First, clone the repo:
git clone https://github.com/deriverylab/nuclearsegmentation.git
Ensure that you have either Anaconda or Miniconda installed.
conda env create -f env/nuc_segment.yml
python setup.py install
pip install -e .
Anytime you run segmentation you should be sure to activate this conda environment by running
conda activate nuc_segment
Total setup should take less than 30 minutes on a standard desktop computer. Note: Due to the variation in GPU types and drivers that users have access to, we are not able to make one environment that will run on all setups. As such, we are only providing a yml file with support for CUDA 11.1 and leaving it to each user to customize it to work on their setups. This customization will involve changing the cudatoolkit and (possibly) the tensorflow version specified in the yml file.
We provide as an example the pipeline to process a raw 3D (xyt) hyperstack. The hyperstack is in the format that our microscope outputs.

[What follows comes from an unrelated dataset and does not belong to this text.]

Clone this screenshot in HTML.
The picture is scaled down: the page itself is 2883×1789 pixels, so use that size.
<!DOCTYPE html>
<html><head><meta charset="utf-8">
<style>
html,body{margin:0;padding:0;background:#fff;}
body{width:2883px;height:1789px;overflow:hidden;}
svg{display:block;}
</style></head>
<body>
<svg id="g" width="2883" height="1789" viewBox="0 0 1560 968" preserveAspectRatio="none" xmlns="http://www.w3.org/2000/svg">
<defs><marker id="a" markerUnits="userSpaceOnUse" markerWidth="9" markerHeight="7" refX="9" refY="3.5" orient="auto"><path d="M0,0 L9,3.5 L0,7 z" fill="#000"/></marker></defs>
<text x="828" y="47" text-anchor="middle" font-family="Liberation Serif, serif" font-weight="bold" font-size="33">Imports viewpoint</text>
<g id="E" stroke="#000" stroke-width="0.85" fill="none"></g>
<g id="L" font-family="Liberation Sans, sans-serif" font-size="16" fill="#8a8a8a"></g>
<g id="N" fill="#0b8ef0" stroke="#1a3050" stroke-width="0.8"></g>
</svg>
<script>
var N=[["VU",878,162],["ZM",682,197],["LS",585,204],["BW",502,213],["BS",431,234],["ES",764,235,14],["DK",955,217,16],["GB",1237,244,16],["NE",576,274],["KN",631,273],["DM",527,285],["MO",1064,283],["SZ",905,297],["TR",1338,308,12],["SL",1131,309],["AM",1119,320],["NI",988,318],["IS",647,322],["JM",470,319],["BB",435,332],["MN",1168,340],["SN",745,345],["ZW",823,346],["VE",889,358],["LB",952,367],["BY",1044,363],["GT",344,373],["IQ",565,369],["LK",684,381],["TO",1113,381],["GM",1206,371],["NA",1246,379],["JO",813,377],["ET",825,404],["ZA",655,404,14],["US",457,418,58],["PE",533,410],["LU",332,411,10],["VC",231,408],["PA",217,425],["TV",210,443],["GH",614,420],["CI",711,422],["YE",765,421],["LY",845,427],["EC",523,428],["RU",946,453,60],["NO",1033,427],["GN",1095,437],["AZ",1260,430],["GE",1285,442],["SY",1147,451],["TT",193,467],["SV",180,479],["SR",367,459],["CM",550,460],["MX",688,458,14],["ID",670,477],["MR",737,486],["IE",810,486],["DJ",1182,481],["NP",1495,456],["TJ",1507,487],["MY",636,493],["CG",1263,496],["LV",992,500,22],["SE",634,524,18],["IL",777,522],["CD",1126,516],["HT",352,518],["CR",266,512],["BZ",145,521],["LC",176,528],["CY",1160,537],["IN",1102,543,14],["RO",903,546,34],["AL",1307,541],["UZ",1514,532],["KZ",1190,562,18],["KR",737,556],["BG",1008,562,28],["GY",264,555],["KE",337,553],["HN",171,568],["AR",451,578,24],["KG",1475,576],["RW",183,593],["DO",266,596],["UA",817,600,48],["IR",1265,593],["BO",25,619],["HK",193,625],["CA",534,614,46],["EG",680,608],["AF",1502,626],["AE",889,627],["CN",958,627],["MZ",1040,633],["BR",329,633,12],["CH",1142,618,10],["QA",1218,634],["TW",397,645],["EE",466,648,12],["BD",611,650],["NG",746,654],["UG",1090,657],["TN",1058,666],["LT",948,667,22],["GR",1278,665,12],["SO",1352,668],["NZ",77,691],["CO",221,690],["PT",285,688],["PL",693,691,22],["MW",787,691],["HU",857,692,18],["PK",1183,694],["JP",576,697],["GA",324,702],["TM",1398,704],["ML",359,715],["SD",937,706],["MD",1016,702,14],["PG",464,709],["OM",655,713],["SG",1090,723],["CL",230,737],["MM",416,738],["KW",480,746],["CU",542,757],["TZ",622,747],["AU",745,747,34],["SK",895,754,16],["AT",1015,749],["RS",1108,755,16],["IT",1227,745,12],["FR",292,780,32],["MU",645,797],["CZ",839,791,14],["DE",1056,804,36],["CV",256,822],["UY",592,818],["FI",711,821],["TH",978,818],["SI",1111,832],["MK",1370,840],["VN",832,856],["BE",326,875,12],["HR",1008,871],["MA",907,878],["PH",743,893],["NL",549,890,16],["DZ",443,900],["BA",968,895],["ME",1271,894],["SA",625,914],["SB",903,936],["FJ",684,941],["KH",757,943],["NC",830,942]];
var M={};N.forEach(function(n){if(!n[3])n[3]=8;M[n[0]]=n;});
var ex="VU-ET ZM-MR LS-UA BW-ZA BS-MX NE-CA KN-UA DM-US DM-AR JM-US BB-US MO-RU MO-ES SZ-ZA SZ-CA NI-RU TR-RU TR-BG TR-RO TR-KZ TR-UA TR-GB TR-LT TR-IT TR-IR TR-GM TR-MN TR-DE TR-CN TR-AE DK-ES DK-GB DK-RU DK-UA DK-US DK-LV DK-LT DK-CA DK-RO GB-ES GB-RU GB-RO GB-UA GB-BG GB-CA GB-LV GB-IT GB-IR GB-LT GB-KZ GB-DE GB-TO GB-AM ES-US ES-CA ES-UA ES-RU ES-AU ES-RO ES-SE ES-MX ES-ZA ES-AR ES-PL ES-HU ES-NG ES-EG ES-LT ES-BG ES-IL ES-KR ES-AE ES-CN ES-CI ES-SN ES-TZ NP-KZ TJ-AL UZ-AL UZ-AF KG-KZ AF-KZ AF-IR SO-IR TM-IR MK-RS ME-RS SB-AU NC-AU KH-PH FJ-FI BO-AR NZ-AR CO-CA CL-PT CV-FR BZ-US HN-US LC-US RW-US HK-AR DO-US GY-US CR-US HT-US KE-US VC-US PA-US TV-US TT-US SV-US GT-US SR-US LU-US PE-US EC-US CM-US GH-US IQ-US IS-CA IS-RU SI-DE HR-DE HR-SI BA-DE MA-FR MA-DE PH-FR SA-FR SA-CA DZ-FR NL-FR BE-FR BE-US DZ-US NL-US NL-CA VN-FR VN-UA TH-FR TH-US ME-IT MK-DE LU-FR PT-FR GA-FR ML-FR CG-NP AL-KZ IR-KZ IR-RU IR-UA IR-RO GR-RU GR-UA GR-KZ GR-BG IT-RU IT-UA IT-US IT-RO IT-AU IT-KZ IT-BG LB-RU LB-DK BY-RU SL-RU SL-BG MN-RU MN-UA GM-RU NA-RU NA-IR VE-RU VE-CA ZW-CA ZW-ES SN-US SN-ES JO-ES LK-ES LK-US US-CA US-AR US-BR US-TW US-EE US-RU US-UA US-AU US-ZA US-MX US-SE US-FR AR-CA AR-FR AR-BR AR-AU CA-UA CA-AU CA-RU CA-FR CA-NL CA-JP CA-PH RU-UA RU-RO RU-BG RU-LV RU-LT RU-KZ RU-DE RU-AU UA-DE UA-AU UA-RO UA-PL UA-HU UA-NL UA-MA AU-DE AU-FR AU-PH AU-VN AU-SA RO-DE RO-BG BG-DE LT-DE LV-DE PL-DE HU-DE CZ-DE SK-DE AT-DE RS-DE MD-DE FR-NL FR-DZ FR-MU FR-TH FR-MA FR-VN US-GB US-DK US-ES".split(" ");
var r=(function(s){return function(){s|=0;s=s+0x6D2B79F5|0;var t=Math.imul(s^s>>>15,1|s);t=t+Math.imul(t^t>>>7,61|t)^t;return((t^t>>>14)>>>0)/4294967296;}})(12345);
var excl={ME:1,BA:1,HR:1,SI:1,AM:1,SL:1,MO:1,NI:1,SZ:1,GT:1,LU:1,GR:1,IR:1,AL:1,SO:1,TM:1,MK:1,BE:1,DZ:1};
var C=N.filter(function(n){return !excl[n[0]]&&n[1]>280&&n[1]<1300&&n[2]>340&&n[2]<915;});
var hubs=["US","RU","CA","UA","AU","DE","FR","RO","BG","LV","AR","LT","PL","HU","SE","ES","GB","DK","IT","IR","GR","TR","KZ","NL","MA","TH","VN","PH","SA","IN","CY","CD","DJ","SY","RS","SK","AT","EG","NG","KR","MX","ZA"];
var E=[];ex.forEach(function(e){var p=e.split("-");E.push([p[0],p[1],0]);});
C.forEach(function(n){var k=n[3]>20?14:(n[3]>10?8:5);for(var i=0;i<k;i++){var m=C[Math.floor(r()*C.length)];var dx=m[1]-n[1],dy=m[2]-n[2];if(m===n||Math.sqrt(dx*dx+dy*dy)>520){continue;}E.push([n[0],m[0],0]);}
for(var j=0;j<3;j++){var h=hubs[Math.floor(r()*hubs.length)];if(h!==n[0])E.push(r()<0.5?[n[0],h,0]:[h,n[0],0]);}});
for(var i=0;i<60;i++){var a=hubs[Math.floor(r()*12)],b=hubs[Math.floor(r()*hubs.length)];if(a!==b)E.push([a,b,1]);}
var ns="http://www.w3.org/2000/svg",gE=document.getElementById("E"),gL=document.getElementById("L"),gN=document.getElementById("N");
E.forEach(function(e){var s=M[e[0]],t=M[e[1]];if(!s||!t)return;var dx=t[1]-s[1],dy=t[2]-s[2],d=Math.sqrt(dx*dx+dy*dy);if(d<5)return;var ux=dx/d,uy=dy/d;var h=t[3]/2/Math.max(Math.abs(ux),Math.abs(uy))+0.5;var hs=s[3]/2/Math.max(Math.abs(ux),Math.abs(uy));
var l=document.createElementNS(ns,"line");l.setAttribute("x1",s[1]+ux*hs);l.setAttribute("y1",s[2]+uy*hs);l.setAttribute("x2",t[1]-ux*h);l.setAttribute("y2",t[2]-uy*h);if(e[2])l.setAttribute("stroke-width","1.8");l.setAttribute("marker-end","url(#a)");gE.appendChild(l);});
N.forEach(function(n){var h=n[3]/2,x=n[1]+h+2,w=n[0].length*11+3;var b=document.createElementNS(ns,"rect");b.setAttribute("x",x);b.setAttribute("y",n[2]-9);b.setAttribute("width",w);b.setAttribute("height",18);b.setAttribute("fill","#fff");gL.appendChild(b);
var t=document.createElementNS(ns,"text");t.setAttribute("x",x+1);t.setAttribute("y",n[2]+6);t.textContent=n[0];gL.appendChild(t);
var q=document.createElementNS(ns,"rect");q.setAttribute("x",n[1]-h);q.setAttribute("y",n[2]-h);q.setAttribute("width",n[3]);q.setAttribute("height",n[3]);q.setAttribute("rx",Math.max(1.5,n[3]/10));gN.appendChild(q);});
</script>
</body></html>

We first need to covert this 4D hyperstack into individual xy images. For this, we use imagej/Fiji. Simply open imagej_macros/split_3dstack.ijm
in imagej and point it to the examples
directory.
We now have a folder, examples/Sequences/
, with individual xy images.
We can now run automated segmentation. In the nuclear_segment conda environment, run (ideally on a GPU):
conda activate nuc_segment
python predict.py --folder examples/Sequences/
This will take a little while, but will output lots of images prefixed "outfile". These can then be recompiled with another imagej macro
open imagej_macros/recompile_sequences.ijm
and point it to examples/Sequences/
This will then generate outfile*.tif files, which have the segmented nuclei.
Often, there are several cells per image, and we therefore want to analyse them separately. There are also sometimes little pieces of wrongly-assigned nuclei. We therefore do some manual separation of the different nuclei. In imagej, we open the segmented files, and crop out each nucleus into a separate file.